The experiment read should ask who pays the cost of the lift.

If the page wins by creating more support burden, the team should know. If it wins by attracting users who never activate, the team should know. If it wins by pushing people into a plan they downgrade from, the team should know.

That is why guardrail metrics matter. Pricing is not just a page. It is a promise that the rest of the product has to fulfill.

Pre-write the decision memo

Before launching a pricing experiment, I like writing the future decision memo in rough form.

It sounds strange, but it exposes weak thinking early. The memo might say:

If qualified activation improves and support burden stays flat, ship variant B.
If conversion rises but refunds or plan downgrades rise, keep the clearer version.
If enterprise leads increase but sales rejects more of them, revisit the CTA and qualification copy.
If mobile users improve and desktop users regress, inspect comparison density before declaring a winner.

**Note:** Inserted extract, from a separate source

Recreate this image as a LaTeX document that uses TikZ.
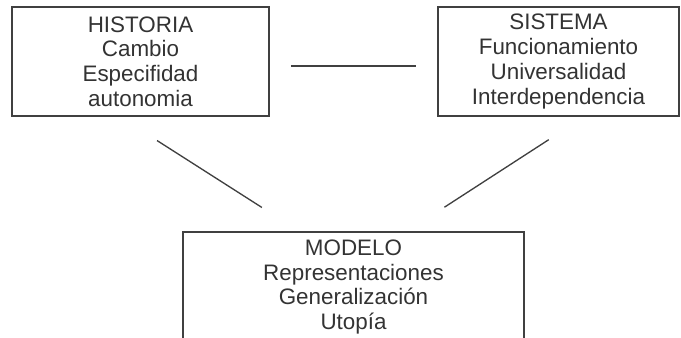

The point is not to predict the result. The point is to decide what kind of evidence will count. Without that, teams often receive a noisy dashboard and then argue from preference. The person who liked the variant points to conversion. The person who distrusted it points to support tickets. The debate becomes political because the interpretation was never agreed on.

A pre-written memo keeps the experiment tied to the customer decision. It also creates a better artifact for future teammates. Six months later, someone can read why a pricing claim changed, what the tradeoff was, and which signal mattered most. That is much stronger than a buried dashboard screenshot with a winner label.

For candidate-proof work, this matters too. Anyone can show a pricing page mockup. Fewer people can show how they would decide whether the page was honest, useful, and good for the business after it shipped.

Keep the visual system from doing the strategy work

Pricing experiments often hide weak strategy behind strong visual emphasis.

A highlighted card can make a plan look recommended. A badge can make a discount look urgent. A larger CTA can make one path feel default. Those are useful tools when they clarify a real recommendation, but they become manipulative when the product has not decided who the recommendation is for.

Before changing emphasis, I want the team to write the recommendation in plain language:

"Most self-serve teams under 20 people should start on Pro."
"Annual is better for customers who already have budget approval."
"Enterprise should talk to sales because implementation scope varies."
"Starter is intentionally limited, but it should still be honest about limits."

Then the design can express that strategy. Without the sentence, the visual hierarchy is doing too much work. It may lift clicks, but it will not necessarily create better-fit customers.

This matters for engineering too because the visual system often maps to content and config. If the recommended plan is a hard-coded highlight instead of a product rule, future pricing changes become brittle. I prefer a structured reason field behind the badge: who this is for, why it is recommended, and when the recommendation should not appear.

My pricing experiment brief

Before running a pricing page experiment, I want:

the customer decision we are trying to improve
the variant hypothesis
the primary metric
the guardrail metrics
the segments we will inspect
the support or qualitative signals we will watch
the ethical line we will not cross
the decision date
the cleanup plan for losing variants

That brief keeps the team from reverse-engineering the story after the numbers arrive.

Pricing work is powerful because small changes can move behavior. That is also why it deserves discipline.

The goal is not to squeeze the page until a metric rises. The goal is to make the product's value easier to understand, easier to choose, and easier to trust after the user becomes a customer.